Es wird in diesen Ländern das Jahr 1918 auch nicht so begangen wie in Österreich, weil eben die Republikgründung keine so eine stabile Struktur hatte, wie sie in Österreich gelungen ist. Das Neue ist, dass vor allem die Demokratie im Vordergrund steht, und nicht mehr nur dieses patriotische "Hier wurde Österreich begründet". Das hat außerdem mit Europäisierung zu tun. In Zeiten ihrer Gefährdung ist die Wertschätzung der Demokratie und dessen was 1918 gelungen ist, eine starke und zum ersten Mal so richtig der Fall.
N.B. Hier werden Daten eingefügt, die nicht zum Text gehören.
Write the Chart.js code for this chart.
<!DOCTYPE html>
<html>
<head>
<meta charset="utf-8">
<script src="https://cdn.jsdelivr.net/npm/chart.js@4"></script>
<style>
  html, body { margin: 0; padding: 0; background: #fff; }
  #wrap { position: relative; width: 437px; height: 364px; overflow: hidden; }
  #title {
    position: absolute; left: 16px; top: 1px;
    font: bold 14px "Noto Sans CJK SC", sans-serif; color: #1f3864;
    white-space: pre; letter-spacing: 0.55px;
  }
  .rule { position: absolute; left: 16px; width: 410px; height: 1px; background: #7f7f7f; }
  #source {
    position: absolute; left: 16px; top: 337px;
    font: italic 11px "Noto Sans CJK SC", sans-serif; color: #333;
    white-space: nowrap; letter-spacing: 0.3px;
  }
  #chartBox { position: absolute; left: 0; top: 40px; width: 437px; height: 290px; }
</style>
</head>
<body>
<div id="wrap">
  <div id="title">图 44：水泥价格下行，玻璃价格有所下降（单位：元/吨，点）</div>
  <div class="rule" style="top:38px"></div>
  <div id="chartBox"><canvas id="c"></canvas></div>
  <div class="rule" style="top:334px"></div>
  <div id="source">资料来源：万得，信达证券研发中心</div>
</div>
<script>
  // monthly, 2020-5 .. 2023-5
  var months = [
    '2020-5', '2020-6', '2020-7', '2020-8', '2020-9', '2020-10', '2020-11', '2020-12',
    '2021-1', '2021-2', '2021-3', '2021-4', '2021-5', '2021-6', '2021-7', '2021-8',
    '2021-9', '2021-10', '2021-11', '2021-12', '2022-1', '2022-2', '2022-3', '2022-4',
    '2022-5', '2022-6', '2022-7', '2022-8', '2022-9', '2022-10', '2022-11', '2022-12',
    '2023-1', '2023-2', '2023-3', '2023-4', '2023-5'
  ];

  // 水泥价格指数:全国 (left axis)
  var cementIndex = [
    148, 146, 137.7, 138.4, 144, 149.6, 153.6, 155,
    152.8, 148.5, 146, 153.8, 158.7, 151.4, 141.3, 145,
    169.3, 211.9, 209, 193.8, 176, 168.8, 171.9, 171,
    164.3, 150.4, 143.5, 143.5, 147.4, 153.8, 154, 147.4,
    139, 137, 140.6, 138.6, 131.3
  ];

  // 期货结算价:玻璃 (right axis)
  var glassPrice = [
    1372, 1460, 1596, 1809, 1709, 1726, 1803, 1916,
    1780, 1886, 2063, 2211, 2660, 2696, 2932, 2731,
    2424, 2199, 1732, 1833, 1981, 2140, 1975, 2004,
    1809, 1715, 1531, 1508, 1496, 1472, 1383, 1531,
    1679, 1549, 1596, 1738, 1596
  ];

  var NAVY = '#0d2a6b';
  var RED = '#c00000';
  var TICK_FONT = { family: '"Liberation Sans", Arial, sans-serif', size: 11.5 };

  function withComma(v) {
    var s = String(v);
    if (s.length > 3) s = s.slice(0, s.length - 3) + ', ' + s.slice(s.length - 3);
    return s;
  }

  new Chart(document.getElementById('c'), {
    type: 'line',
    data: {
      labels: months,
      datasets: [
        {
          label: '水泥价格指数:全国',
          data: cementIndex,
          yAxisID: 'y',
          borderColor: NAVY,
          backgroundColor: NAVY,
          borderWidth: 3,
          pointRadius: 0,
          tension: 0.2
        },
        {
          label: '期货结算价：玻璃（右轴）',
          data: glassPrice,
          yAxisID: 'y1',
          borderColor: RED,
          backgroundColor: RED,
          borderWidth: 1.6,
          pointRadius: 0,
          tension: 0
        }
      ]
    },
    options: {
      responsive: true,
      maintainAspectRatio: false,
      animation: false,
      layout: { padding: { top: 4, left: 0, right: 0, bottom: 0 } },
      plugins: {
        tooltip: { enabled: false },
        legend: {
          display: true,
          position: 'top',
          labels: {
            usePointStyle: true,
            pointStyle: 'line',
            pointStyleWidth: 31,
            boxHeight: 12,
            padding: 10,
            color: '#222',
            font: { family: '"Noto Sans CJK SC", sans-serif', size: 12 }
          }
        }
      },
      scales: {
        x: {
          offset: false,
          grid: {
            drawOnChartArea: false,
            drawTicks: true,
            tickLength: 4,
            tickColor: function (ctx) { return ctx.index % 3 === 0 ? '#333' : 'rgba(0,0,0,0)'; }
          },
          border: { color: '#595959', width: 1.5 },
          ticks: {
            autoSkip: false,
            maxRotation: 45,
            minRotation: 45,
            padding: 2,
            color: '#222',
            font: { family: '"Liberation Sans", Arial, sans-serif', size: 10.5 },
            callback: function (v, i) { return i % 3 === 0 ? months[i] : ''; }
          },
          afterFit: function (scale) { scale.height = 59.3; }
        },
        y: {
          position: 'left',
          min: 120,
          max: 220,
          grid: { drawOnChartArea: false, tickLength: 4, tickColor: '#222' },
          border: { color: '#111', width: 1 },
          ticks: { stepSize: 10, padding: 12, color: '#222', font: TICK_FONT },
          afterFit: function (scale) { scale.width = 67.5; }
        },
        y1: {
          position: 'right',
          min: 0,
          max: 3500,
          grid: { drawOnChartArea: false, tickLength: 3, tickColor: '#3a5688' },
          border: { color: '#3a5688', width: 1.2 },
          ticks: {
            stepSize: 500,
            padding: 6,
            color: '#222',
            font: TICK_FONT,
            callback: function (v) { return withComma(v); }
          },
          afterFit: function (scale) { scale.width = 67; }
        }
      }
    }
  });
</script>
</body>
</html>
Gerade in diesem Rahmen ist zu sehen, wie die Erinnerung an Nationalsozialismus und Holocaust zum Grundinventar des österreichischen Gedächtnisses geworden ist.
ZUR PERSON:
Heidemarie Uhl ist Historikerin am IKT Institut für Kulturwissenschaften und Theatergeschichte an der ÖAW in Wien und Lehrbeauftragte an den Universitäten Wien und Graz. Gastprofessuren hatte sie an der Hebrew University Jerusalem, der Universität Strasbourg, der AUB Andrassy University Budapest und an der Stanford University. Sie ist u.a. Mitglied der Austrian Delegation to the IHRA International Holocaust Remembrance Alliance und Mitglied (stv. Vorsitzende) des Internationalen wissenschaftlichen Beirats des Hauses der Geschichte Österreich, stv. Vorsitzende der Militärhistorischen Denkmalkommission am Verteidigungsministerium, Vorsitzende des Beirats zur Errichtung von Gedenk- und Erinnerungszeichen der Stadt Wien (MA 7) und Mitglied der Fachkommission der Stiftung Brandenburgische Gedenkstätten. Ihre Forschungsschwerpunkte liegen in den Bereichen Memory Studies - Gedächtniskultur und Geschichtspolitik mit Schwerpunkt Nationalsozialismus, Zweiter Weltkrieg, Holocaust; Österreichische Zeitgeschichte im europäischen Kontext sowie Kultur und Identität in Zentraleuropa um 1900.